The render program looks like
void App::clear_deepz()
{
deepz_clear_program.bind();
deepz_clear_program.setUniformValue("sentinel", SENTINEL);
deepz_clear_program.setUniformValue("deepz", deepz_array.handle());
deepz_clear_program.setUniformValue("sem", semaphore_array.handle());
run_program();
glMemoryBarrierEXT(GL_ALL_BARRIER_BITS);
// glMemoryBarrierEXT(GL_SHADER_IMAGE_ACCESS_BARRIER_BIT);
// glMemoryBarrierEXT(GL_SHADER_GLOBAL_ACCESS_BARRIER_BIT_NV);
deepz_clear_program.release();
}
and the fragment program is:
#version 420\n
in vec4 gl_FragCoord;
uniform float sentinel;
coherent uniform layout(size1x32) image3D deepz;
coherent uniform layout(size1x32) uimage3D sem;
void main(void)
{
ivec3 coords = ivec3(gl_FragCoord.x, gl_FragCoord.y, 0);
imageStore(deepz, coords, vec4(sentinel));
imageStore(sem, coords, ivec4(0));
discard; // don't write to FBO at all
}
discard; // don't write to FBO at all
That's not what discard means. Oh, it does mean that. But it also means that all Image Load/Store writes will be discarded too. Indeed, odds are, the compiler will see that statement and just do nothing for the entire fragment shader.

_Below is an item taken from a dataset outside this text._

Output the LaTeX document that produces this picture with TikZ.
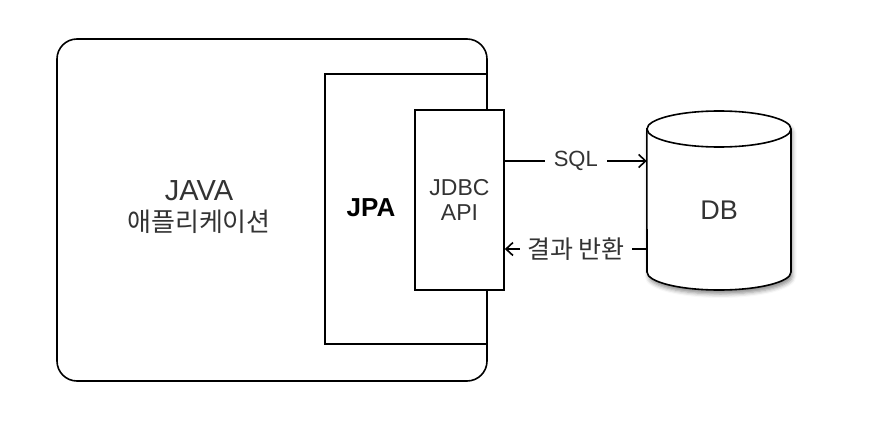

If you want to just execute the fragment shader, you can employ the GL 4.3 feature (available on your NVIDIA hardware) of having an empty framebuffer object. Or you could use a compute shader. If you can't use GL 4.3 yet, then use a write mask to turn off all color writes.
As Nicol mentions above, if you want side effects only of image load and store, the proper way is to use an empty frame buffer object.
The bug of mixing glGetTexImage() and bindless textures was in fact a driver bug, and has been fixed as of driver version 335.23. I filed the bug and have confirmed my code is now working properly.
Note I am using empty frame buffer objects in the code, and don't use "discard" any more.